Saving the environment must be the same as saving money - not until we figure out how to do this, do we actually have any chance of building a lasting interest in saving anything.  Coal and oil are doing very well, because they are still very cheap, considering how much it costs for us to mine as a percentage of how much money we can make from the mining.  Until solar power and wind power and all the other sources of energy come down in cost, we don't have any chance of realistically bringing about a change in usage habits.

For some reason, it was fashionable for the White Man to destroy entire continents in his search for a comfortable life.  It was okay for him to dig out all the world's resources and burn as he wished.  Now, all of a sudden, he wants to sell us new technologies since he realizes he ultimately doesn't control too much of the world's oil.  Up came this great suggestion from none other than the foxes in the USA - let's bring all the world's forests under a global management system.  Well sorry White Massa!  In fact, fuck you.  That didn't work out very well, so now we have this widespread media onslaught that the environment is really important and that we cannot poke holes in the ozone layer, but only since the White Man is the one who is first going to get skin cancer by the dozen!

Sadly for Whitey, the rest of the world is pretty savvy when it comes to alternative technologies - there is no breakthrough infinite energy source for whitey or anybody to control.  And a very brown Arab community still has plenty of oil, and the Venezuelans aren't likely to hand over their big oil resources to the Yanks or the Brits either.  Nor are the Kazakhs or the Iranians. And many OPEC countries are considering switching from the US Dollar to the Euro to peg their oil and gas on!  Not the British Pound!  With so many countries in the EU, we don't have to worry about any controlling interest in the currency itself.  In other words, Whitey's control of oil has eroded bloody fast.  So he's looking for something new to control, but we must first be made to fear that shit that looms in the unknown future.  Disaster is easy to subscribe to.  Well guess what?  If we had no power and no oil, we in India will simply ride our bullock carts and ride out the disaster.  Whitey cannot.
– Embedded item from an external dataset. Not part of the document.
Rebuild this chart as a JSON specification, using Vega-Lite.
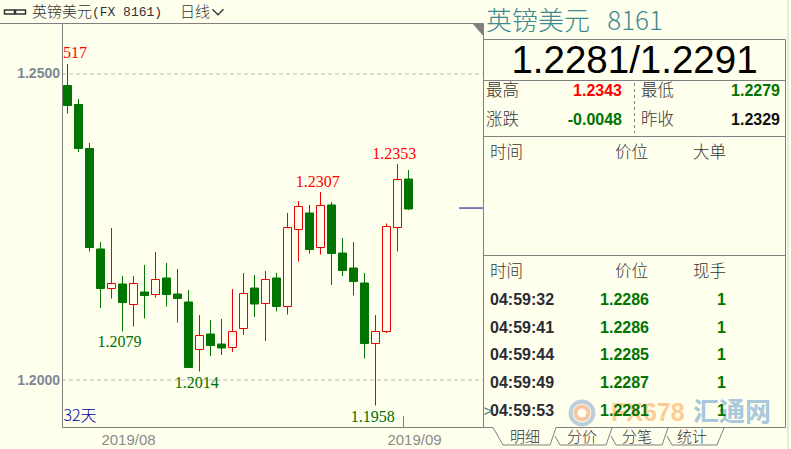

But Whitey can scare the shit out of us.  Because we have idiots who believe everything Whitey tells us.  Their freaking press looks so classy, they can't possibly lie, can they?  Yes, they can.  And we're falling like ninepins for the bullshit they spin out.  Their lies are all geared towards feeding some industry or the other.  They've even invented diseases and told the whole world to get vaccinations for diseases that don't even exist!  Look at our poultry industry!  Crushed by thousands of vested interests.  Luckily we have realized that broiler chicken is no good and are back to raising free range chicken.  Same with genetically modified foods and brand new diseases like ADD!  How come the new generation suddenly has a disease, a disorder, that none of our ancestors had, well up into this century, this generation of parents!?  Whitey lies.

So fuck Whitey when he tells us to use resources carefully.  All of a sudden, those are global resources, huh?  Every culture uses whatever it can afford to use.  We don't have to sacrifice anything for anybody.  We are already very judicious with our decisions and look at how well our regulated banking system did not flinch with this global crisis Whitey had to endure with crashing, burning and pain!  We may be terrible in many ways, but we know how to take care of our shit when we really have to.  We don't need to add to the pain we already have without enough electric power.  We have done enough.  To hell with Whitey.  Fuck Earth Hour.

BSK.

1 comment:

GDS The Audacious said...

Man oh man! That's one fine article. The scorn endorsed with proper reasoning is admirable.